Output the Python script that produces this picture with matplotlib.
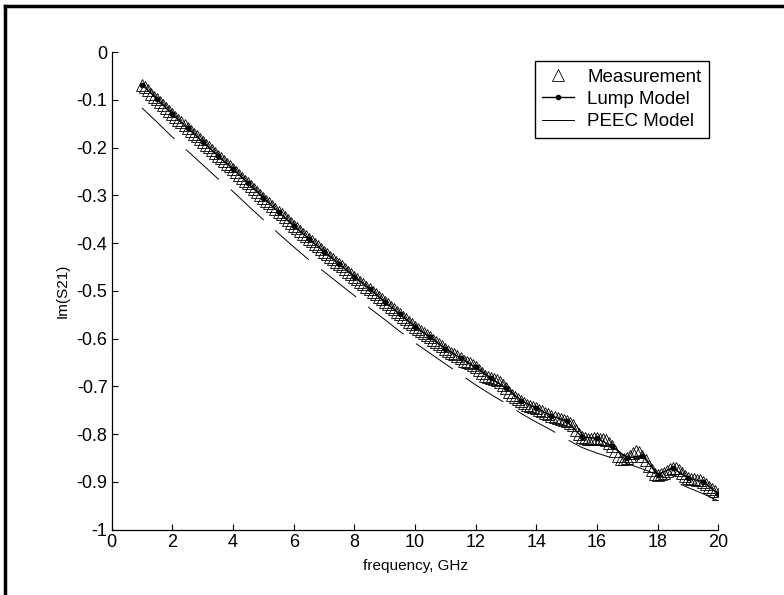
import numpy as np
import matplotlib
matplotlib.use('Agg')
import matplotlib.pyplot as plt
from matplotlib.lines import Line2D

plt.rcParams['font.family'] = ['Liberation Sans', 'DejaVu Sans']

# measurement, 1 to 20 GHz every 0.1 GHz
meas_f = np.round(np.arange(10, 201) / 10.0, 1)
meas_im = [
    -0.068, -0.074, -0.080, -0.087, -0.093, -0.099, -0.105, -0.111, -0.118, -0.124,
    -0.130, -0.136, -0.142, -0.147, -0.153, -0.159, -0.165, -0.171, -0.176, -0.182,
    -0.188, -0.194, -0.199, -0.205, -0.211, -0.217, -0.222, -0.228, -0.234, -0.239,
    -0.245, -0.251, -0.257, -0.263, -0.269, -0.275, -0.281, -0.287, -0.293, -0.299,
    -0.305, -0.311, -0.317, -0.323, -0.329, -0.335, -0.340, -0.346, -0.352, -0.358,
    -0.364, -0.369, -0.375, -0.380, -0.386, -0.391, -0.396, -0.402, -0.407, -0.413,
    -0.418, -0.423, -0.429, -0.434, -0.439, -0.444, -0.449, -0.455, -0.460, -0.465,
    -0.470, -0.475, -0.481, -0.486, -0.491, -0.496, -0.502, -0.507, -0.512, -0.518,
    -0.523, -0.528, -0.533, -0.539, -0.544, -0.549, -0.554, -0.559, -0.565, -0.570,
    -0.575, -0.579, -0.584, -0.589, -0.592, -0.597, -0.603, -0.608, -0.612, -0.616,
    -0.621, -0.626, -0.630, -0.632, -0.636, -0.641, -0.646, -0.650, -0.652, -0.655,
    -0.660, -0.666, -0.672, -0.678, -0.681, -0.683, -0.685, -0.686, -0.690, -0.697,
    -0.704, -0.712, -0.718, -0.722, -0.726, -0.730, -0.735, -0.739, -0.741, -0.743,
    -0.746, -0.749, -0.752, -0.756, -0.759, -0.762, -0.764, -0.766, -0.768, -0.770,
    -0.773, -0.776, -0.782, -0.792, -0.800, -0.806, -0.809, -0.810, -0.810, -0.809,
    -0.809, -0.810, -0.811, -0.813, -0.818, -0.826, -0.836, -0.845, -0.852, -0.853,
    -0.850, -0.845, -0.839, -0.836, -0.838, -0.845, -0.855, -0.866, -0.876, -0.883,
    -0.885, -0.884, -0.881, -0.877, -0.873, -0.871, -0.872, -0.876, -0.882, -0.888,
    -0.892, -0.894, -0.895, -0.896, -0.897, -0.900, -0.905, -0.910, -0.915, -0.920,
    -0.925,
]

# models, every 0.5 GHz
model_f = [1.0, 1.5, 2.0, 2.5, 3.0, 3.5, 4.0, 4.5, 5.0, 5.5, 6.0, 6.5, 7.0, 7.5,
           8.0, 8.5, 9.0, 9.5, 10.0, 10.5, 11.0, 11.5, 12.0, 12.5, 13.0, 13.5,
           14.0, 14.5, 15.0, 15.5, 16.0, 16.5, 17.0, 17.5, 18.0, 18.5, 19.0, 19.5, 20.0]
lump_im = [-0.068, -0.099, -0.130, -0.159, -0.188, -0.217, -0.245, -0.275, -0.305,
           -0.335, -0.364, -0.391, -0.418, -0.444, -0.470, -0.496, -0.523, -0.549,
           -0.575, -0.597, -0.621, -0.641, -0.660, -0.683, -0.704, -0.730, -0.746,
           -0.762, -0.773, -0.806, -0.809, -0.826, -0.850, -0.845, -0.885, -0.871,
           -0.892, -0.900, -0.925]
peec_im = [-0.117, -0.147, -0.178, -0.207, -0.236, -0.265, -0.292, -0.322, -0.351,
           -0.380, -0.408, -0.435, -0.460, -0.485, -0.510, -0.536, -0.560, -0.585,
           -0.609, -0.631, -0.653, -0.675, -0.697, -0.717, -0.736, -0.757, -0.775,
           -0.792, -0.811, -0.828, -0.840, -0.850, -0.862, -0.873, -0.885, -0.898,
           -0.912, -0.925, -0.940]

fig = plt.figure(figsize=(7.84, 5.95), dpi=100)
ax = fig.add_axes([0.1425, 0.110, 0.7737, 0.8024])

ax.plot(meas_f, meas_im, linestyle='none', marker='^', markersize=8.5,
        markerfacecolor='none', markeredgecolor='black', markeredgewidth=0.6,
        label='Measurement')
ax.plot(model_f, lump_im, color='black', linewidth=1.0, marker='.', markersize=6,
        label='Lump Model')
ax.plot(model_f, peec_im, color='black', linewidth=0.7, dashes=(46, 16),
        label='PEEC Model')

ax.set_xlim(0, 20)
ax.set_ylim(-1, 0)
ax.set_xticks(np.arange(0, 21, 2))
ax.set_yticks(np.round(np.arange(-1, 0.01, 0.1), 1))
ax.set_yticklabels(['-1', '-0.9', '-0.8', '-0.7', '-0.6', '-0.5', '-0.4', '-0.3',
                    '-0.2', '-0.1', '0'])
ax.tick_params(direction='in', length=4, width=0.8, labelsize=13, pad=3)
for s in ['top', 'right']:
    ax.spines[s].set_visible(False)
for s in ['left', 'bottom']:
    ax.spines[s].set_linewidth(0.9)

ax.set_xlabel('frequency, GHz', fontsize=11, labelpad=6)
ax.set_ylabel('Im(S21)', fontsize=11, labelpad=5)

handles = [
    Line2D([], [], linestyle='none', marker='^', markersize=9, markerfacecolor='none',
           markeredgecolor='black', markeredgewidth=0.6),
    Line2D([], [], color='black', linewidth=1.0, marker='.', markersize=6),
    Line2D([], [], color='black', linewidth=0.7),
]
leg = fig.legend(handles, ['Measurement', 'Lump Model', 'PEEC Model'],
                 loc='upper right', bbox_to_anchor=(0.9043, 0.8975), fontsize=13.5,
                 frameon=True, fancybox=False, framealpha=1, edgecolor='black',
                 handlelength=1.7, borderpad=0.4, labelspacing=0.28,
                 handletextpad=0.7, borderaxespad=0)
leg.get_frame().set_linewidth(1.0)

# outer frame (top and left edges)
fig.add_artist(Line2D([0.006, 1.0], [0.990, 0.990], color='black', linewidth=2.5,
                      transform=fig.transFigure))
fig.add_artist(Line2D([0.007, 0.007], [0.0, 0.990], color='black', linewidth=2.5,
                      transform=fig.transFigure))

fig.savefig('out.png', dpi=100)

→ WHAT YOU SHOULD DO
Write out exactly the opening lines of the data, stopping after the line that holds "plt.rcParams['font.family'] = ['Liberation". Exclude pictures.

→ ANSWER FOR THIS EXERCISE
Output the Python script that produces this picture with matplotlib.
import numpy as np
import matplotlib
matplotlib.use('Agg')
import matplotlib.pyplot as plt
from matplotlib.lines import Line2D

plt.rcParams['font.family'] = ['Liberation Sans', 'DejaVu Sans']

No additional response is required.